Material provided:

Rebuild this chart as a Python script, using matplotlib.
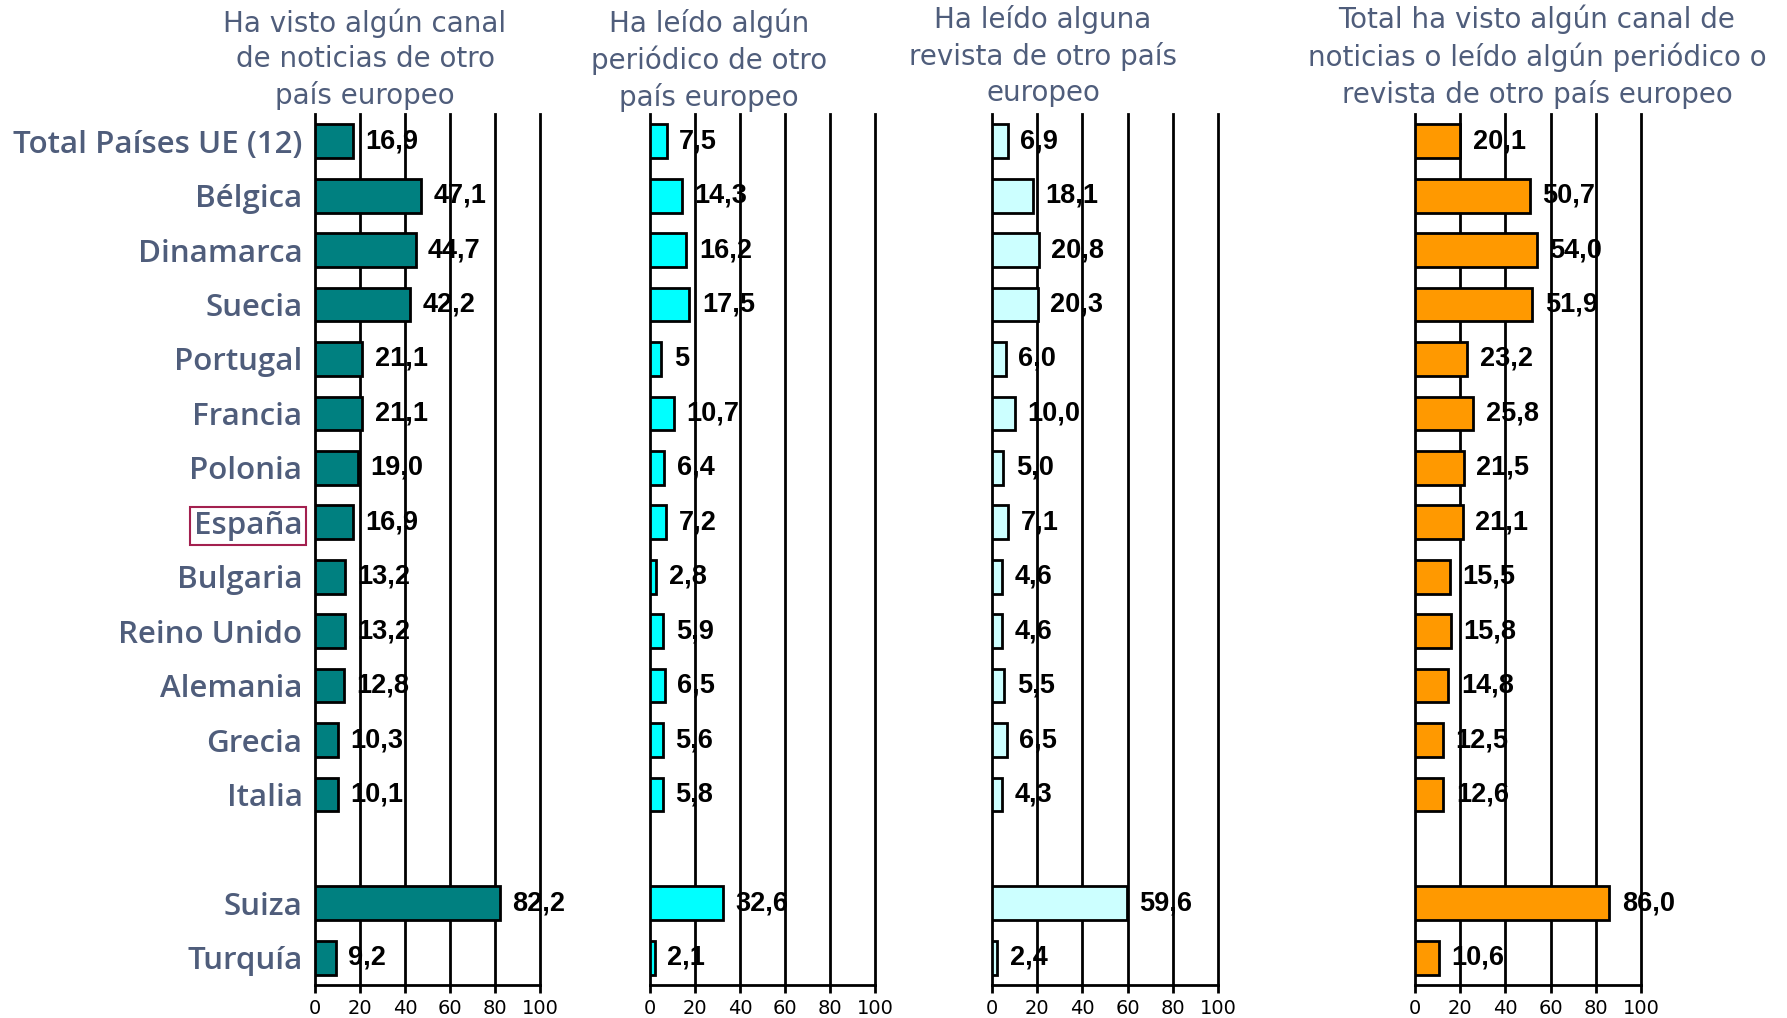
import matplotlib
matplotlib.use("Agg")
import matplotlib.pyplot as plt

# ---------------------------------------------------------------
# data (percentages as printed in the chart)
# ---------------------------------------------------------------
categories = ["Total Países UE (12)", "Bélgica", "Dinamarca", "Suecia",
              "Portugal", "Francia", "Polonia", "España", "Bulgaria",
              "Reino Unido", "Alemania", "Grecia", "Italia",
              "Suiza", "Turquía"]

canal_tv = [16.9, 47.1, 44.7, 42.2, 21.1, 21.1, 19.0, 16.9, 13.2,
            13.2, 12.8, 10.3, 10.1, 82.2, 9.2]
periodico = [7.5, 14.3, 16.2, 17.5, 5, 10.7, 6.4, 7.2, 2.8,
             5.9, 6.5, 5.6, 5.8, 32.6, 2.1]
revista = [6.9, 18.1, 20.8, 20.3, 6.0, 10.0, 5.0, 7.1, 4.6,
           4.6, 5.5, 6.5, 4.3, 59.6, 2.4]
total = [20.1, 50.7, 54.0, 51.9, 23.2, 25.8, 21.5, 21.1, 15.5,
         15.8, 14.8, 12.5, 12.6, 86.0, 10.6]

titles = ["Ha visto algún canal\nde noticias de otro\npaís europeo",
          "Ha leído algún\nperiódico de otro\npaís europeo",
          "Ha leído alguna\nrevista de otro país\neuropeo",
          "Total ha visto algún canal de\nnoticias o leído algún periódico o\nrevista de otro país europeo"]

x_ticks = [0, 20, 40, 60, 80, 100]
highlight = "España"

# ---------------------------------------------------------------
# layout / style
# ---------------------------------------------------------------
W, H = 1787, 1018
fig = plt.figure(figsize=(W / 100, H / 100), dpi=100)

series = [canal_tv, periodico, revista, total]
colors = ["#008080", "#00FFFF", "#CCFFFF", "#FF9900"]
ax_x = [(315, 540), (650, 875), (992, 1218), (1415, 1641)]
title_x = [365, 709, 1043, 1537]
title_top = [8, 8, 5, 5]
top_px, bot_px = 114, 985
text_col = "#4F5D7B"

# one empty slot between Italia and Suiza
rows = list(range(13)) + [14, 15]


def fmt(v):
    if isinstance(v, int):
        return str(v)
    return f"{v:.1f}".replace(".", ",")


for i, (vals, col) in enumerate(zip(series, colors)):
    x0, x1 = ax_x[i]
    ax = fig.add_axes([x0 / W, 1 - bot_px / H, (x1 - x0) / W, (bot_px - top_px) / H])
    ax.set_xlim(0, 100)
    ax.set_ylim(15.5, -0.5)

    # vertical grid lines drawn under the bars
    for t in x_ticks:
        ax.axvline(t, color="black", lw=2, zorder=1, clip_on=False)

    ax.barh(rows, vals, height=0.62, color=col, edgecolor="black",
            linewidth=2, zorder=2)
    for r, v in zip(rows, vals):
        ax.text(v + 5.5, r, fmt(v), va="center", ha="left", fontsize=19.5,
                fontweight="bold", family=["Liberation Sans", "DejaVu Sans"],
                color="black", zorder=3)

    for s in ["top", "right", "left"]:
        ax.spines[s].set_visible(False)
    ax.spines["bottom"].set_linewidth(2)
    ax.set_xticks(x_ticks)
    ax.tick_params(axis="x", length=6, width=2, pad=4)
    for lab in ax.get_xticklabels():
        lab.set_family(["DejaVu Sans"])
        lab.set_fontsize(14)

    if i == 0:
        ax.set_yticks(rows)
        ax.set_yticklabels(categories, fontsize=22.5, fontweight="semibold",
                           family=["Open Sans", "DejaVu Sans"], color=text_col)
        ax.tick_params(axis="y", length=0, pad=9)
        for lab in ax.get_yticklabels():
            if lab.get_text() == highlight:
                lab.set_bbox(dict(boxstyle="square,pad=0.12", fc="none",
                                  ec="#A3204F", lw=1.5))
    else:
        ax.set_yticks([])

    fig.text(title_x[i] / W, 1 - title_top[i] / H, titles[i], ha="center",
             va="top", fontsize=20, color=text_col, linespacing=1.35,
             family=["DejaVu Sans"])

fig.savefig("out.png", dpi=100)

Problem details: In the material above, tally every line with the string "chart" in it, then give that number alone.

Result of this task: 2